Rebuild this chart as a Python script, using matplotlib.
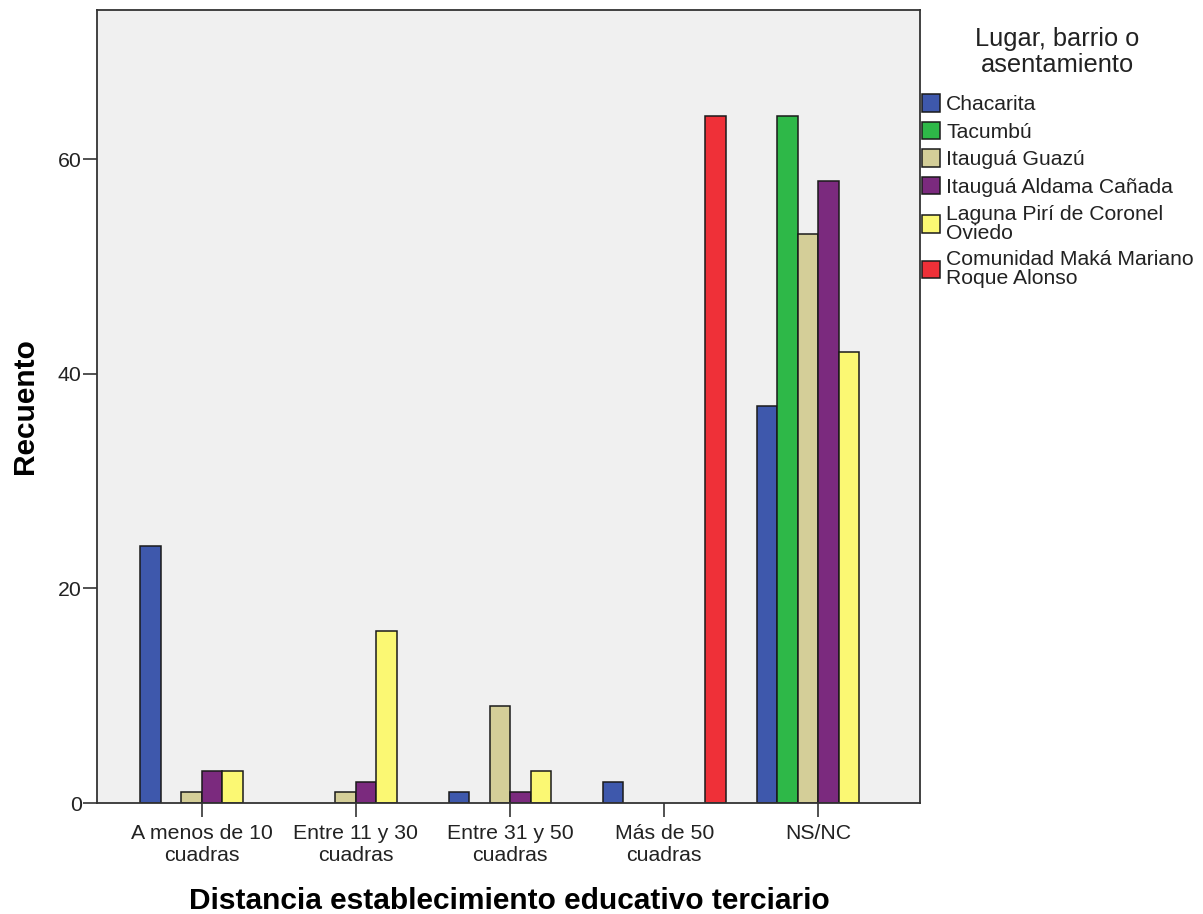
import numpy as np
import matplotlib
matplotlib.use('Agg')
from matplotlib import pyplot as plt

plt.rcParams['font.family'] = ['Liberation Sans', 'DejaVu Sans']

# Data
categories = ['A menos de 10\ncuadras', 'Entre 11 y 30\ncuadras', 'Entre 31 y 50\ncuadras',
              'Más de 50\ncuadras', 'NS/NC']
series = ['Chacarita', 'Tacumbú', 'Itauguá Guazú', 'Itauguá Aldama Cañada',
          'Laguna Pirí de Coronel\nOviedo', 'Comunidad Maká Mariano\nRoque Alonso']
chacarita = [24, 0, 1, 2, 37]
tacumbu = [0, 0, 0, 0, 64]
itaugua_guazu = [1, 1, 9, 0, 53]
itaugua_aldama = [3, 2, 1, 0, 58]
laguna_piri = [3, 16, 3, 0, 42]
comunidad_maka = [0, 0, 0, 64, 0]
colors = ['#3E58AC', '#2EB848', '#D4CE98', '#7B2A7E', '#FBF873', '#EF3038']

values = [chacarita, tacumbu, itaugua_guazu, itaugua_aldama, laguna_piri, comunidad_maka]

fig = plt.figure(figsize=(12.03, 9.14), dpi=100)
ax = fig.add_axes([0.0806, 0.1214, 0.6842, 0.8676])
ax.set_facecolor('#F0F0F0')

x = np.arange(len(categories))
width = 0.133
for i, (name, vals, c) in enumerate(zip(series, values, colors)):
    pos = x + (i - 2.5) * width
    vals = np.array(vals, dtype=float)
    mask = vals > 0
    ax.bar(pos[mask], vals[mask], width=width, color=c, edgecolor='#1a1a1a', linewidth=1.1)
    # legend handle
    ax.bar([np.nan], [np.nan], width=width, color=c, edgecolor='#1a1a1a', linewidth=1.1, label=name)

ax.set_xlim(-0.68, 4.66)
ax.set_ylim(0, 73.9)
ax.set_yticks([0, 20, 40, 60])
ax.set_xticks(x)
ax.set_xticklabels(categories, fontsize=15.3, linespacing=1.2)
ax.tick_params(axis='y', labelsize=15.3, length=10, width=1.2, color='#333333', pad=1, labelcolor='#222222')
ax.tick_params(axis='x', length=10, width=1.2, color='#333333', pad=5, labelcolor='#222222')
for s in ax.spines.values():
    s.set_color('#333333')
    s.set_linewidth(1.3)

ax.set_ylabel('Recuento', fontsize=21.5, fontweight='bold', va='center', ha='center')
ax.yaxis.set_label_coords(-0.088, 0.5)
ax.set_xlabel('Distancia establecimiento educativo terciario', fontsize=21.5, fontweight='bold',
              va='center', ha='center')
ax.xaxis.set_label_coords(0.501, -0.124)

# legend title drawn separately to control the gap
fig.text(1057 / 1203, 1 - 52 / 914, 'Lugar, barrio o\nasentamiento', fontsize=18.3,
         ha='center', va='center', multialignment='center', linespacing=1.08, color='#222222')

leg = ax.legend(loc='upper left', bbox_to_anchor=(922 / 1203, 1 - 94 / 914), bbox_transform=fig.transFigure,
                frameon=False, fontsize=15.2,
                handlelength=0.85, handleheight=0.9, handletextpad=0.3,
                labelspacing=0.36, borderaxespad=0, borderpad=0)
for t in leg.get_texts():
    t.set_linespacing(1.0)
    t.set_color('#222222')

fig.savefig('out.png', dpi=100)
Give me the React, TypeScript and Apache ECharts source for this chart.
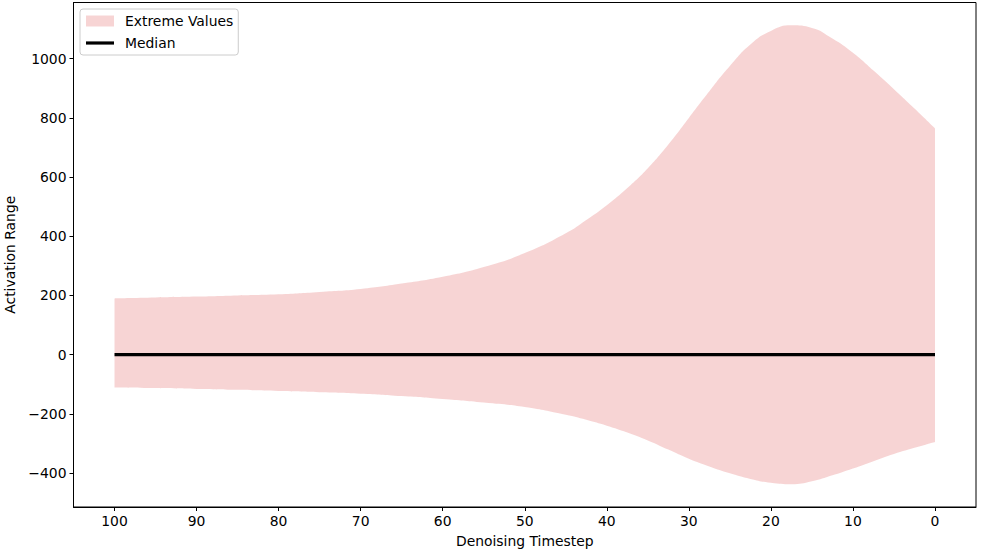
import React, { useEffect, useRef } from "react";
import * as echarts from "echarts";

const timesteps = [100, 95, 90, 85, 80, 75, 70, 65, 60, 55, 50, 45, 42.5, 40, 37.5, 35, 32.5, 30, 27.5, 25, 22.5, 20, 17.5, 15, 12.5, 10, 7.5, 5, 2.5, 0];
const upperValues = [190, 193, 196, 200, 204, 212, 222, 240, 263, 296, 343, 410, 455, 505, 563, 630, 710, 800, 890, 975, 1048, 1094, 1113, 1104, 1068, 1020, 960, 897, 832, 765];
const lowerValues = [-111, -113, -116, -119, -123, -127, -132, -140, -150, -162, -177, -203, -220, -240, -263, -290, -321, -352, -378, -401, -420, -433, -438, -428, -408, -385, -360, -336, -315, -295];
const medianValues = timesteps.map(() => 0);
const xTicks = [0, 10, 20, 30, 40, 50, 60, 70, 80, 90, 100];
const yTicks = [-400, -200, 0, 200, 400, 600, 800, 1000];

const FONT = "DejaVu Sans";
const FS = 13.9;
const BAND = "rgba(214,39,40,0.2)";
const fmt = (v: number) => String(v).replace("-", "\u2212");

export default function App() {
  const ref = useRef<HTMLDivElement>(null);
  useEffect(() => {
    if (!ref.current) return;
    const chart = echarts.init(ref.current, null, { renderer: "svg" });
    const upperData = timesteps.map((t, i) => [t, upperValues[i]]);
    const lowerData = timesteps.map((t, i) => [t, lowerValues[i]]);
    const medianData = timesteps.map((t, i) => [t, medianValues[i]]);
    chart.setOption({
      animation: false,
      backgroundColor: "#ffffff",
      textStyle: { fontFamily: FONT },
      grid: {
        left: 73.5,
        right: 5,
        top: 2.5,
        bottom: 46,
        containLabel: false,
        outerBoundsMode: "none",
        show: true,
        borderColor: "#000",
        borderWidth: 1,
        backgroundColor: "transparent",
      },
      legend: {
        left: 80,
        top: 9,
        orient: "vertical",
        padding: [4.5, 5, 4.5, 6],
        itemGap: 7,
        itemWidth: 28,
        itemHeight: 11,
        borderColor: "#cccccc",
        borderWidth: 1,
        borderRadius: 3,
        backgroundColor: "rgba(255,255,255,0.8)",
        textStyle: { fontFamily: FONT, fontSize: FS, color: "#000", lineHeight: 15, padding: [0, 0, 0, 6] },
        data: [
          { name: "Extreme Values", icon: "rect", itemStyle: { color: BAND } },
          { name: "Median", icon: "path://M0,0 L28,0 L28,3.2 L0,3.2 Z", itemStyle: { color: "#000" } },
        ],
      },
      xAxis: {
        type: "value",
        inverse: true,
        min: -5,
        max: 105,
        z: 10,
        name: "Denoising Timestep",
        nameLocation: "middle",
        nameGap: 27,
        nameTextStyle: { fontFamily: FONT, fontSize: FS, color: "#000" },
        axisLine: { show: true, onZero: false, lineStyle: { color: "#000", width: 1 } },
        axisTick: { show: true, length: 4, inside: false, customValues: xTicks, lineStyle: { color: "#000" } },
        axisLabel: { customValues: xTicks, fontFamily: FONT, fontSize: FS, color: "#000", margin: 7, formatter: fmt },
        splitLine: { show: false },
      },
      yAxis: {
        type: "value",
        min: -515,
        max: 1190,
        z: 10,
        name: "Activation Range",
        nameLocation: "middle",
        nameGap: 54,
        nameRotate: 90,
        nameTextStyle: { fontFamily: FONT, fontSize: FS, color: "#000" },
        axisLine: { show: true, onZero: false, lineStyle: { color: "#000", width: 1 } },
        axisTick: { show: true, length: 4, inside: false, customValues: yTicks, lineStyle: { color: "#000" } },
        axisLabel: { customValues: yTicks, fontFamily: FONT, fontSize: FS, color: "#000", margin: 7, formatter: fmt },
        splitLine: { show: false },
      },
      series: [
        {
          name: "Extreme Values",
          type: "line",
          data: upperData,
          smooth: 0.5,
          symbol: "none",
          silent: true,
          itemStyle: { color: BAND },
          lineStyle: { opacity: 0, width: 0 },
          areaStyle: { color: BAND, opacity: 1, origin: 0 },
          z: 1,
        },
        {
          name: "lower",
          type: "line",
          data: lowerData,
          smooth: 0.5,
          symbol: "none",
          silent: true,
          itemStyle: { color: BAND },
          lineStyle: { opacity: 0, width: 0 },
          areaStyle: { color: BAND, opacity: 1, origin: 0 },
          z: 1,
        },
        {
          name: "Median",
          type: "line",
          data: medianData,
          symbol: "none",
          itemStyle: { color: "#000" },
          lineStyle: { color: "#000", width: 3.2 },
          z: 3,
        },
      ],
    });
    return () => chart.dispose();
  }, []);
  return <div ref={ref} style={{ width: 981, height: 553, position: "absolute", left: 0, top: 0 }} />;
}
——————————
Reproduce the records above from their first line to the line bearing "plt.rcParams['font.family'] = ['Liberation", both ends included, leaving every picture out.

▶ Full answer
Rebuild this chart as a Python script, using matplotlib.
import numpy as np
import matplotlib
matplotlib.use('Agg')
from matplotlib import pyplot as plt

plt.rcParams['font.family'] = ['Liberation Sans', 'DejaVu Sans']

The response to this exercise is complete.